Today’s Devotional
There is a woman at every gym who stays fifteen minutes after the class ends. She wipes down the equipment slowly, stretches a second time, checks the clock and decides one more set could not hurt. She is not training. She is proving something. And the something she is proving has nothing to do with fitness.
You know her because you are her. Maybe the setting is different. Maybe it is your inbox, your to-do list, the way you stay at your desk through lunch because stopping feels like losing ground. You have built a life around the idea that enough effort will finally produce enough results, and the results will finally produce enough peace. But the peace keeps moving. Every time you reach the line, someone redraws it a little farther ahead, and you are starting to suspect that someone is you.

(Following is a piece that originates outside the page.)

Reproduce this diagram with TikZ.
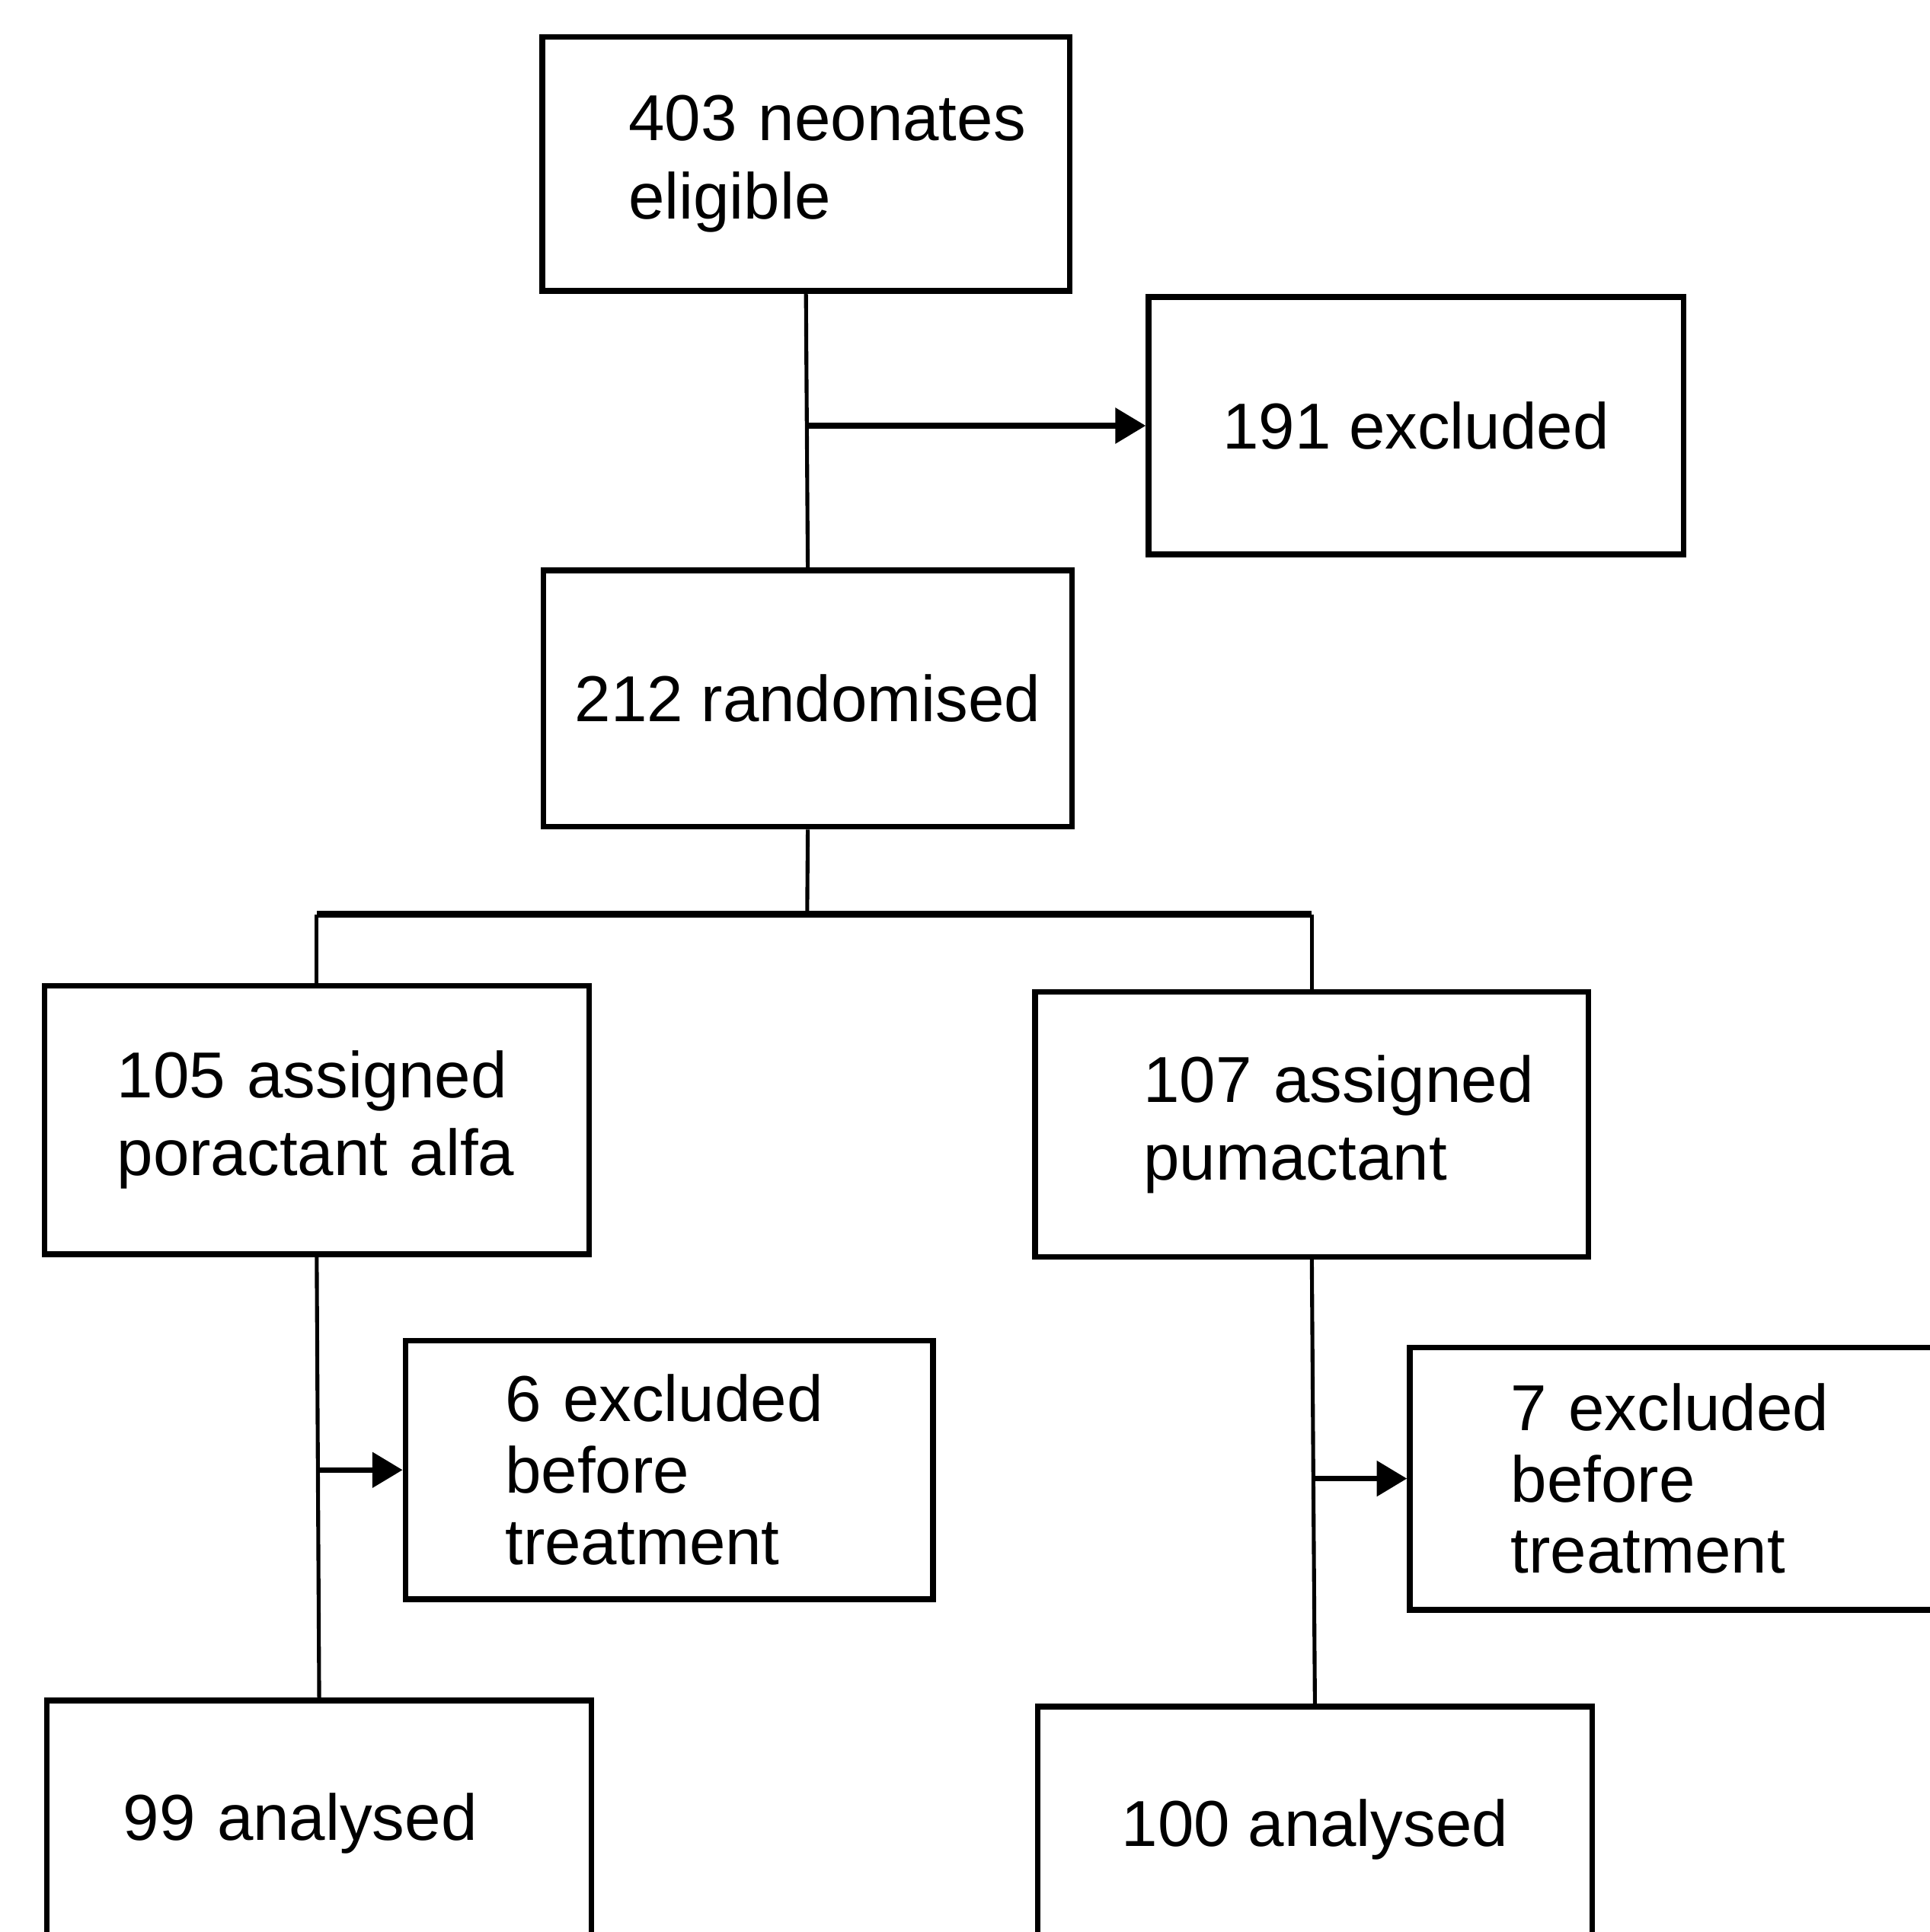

This verse gets printed on gym walls and locker room posters, and it has been read as a blank check for ambition so many times that we have almost lost what it actually says. Read it again, slowly. “I can do all this through him who gives me strength.” The strength here is given. It comes from outside the person receiving it. And the “all this” that the verse names is something specific: getting by with little, living with plenty, being fed, going hungry. It is the strength to be okay in circumstances that have not changed. The strength to stop performing your way toward worth, because worth was already settled before you started.
Time to reflect
Let this verse sit with you honestly today. Consider:
- When was the last time you rested without feeling guilty about it, without already planning what comes next?
- What would your day look like tomorrow if you believed, even for twelve hours, that your value was already established?
- Is there a task you keep returning to that has less to do with necessity and more to do with proving yourself?
- Who in your life would benefit from you being present instead of productive?
Prayer Of The Day
God, I have been running for a long time. I have called it discipline. I have called it faithfulness. Some of it was. But some of it was fear, the quiet kind that says I am only as valuable as what I produce. I do not know how to stop without feeling like I am falling behind. Teach me what it looks like to receive strength instead of manufacturing it. Show me what enough feels like when it comes from you and not from my own effort. Give me the courage to sit down, to breathe, to believe that the work of proving myself was finished before I was born. In Jesus’ name, we pray. Amen.
Strengthening Faith
Here are some ways to practice received strength today:
- Set a timer for ten minutes this evening and sit somewhere without your phone. Let the silence be the whole point.
- Identify one task on tomorrow’s list that exists only because you feel you should do it, and cross it off.
- Read Matthew 11:28-30 slowly, once in the morning and once before bed, and notice which word catches you each time.
- Tell one person today, honestly, that you are tired. Let them respond without deflecting it with humor or qualification.
- Before you go to sleep, name three things that went well today that had nothing to do with your effort.
- Write down the sentence “I am not the source of my own strength” and put it where you will see it first thing tomorrow.
Today Wisdom
There is a kind of strength that looks like effort and a kind that looks like release. The second one is harder because it asks you to trust that the ground will hold without you pressing your full weight against it. Sometimes the bravest thing a tired person can do is sit down.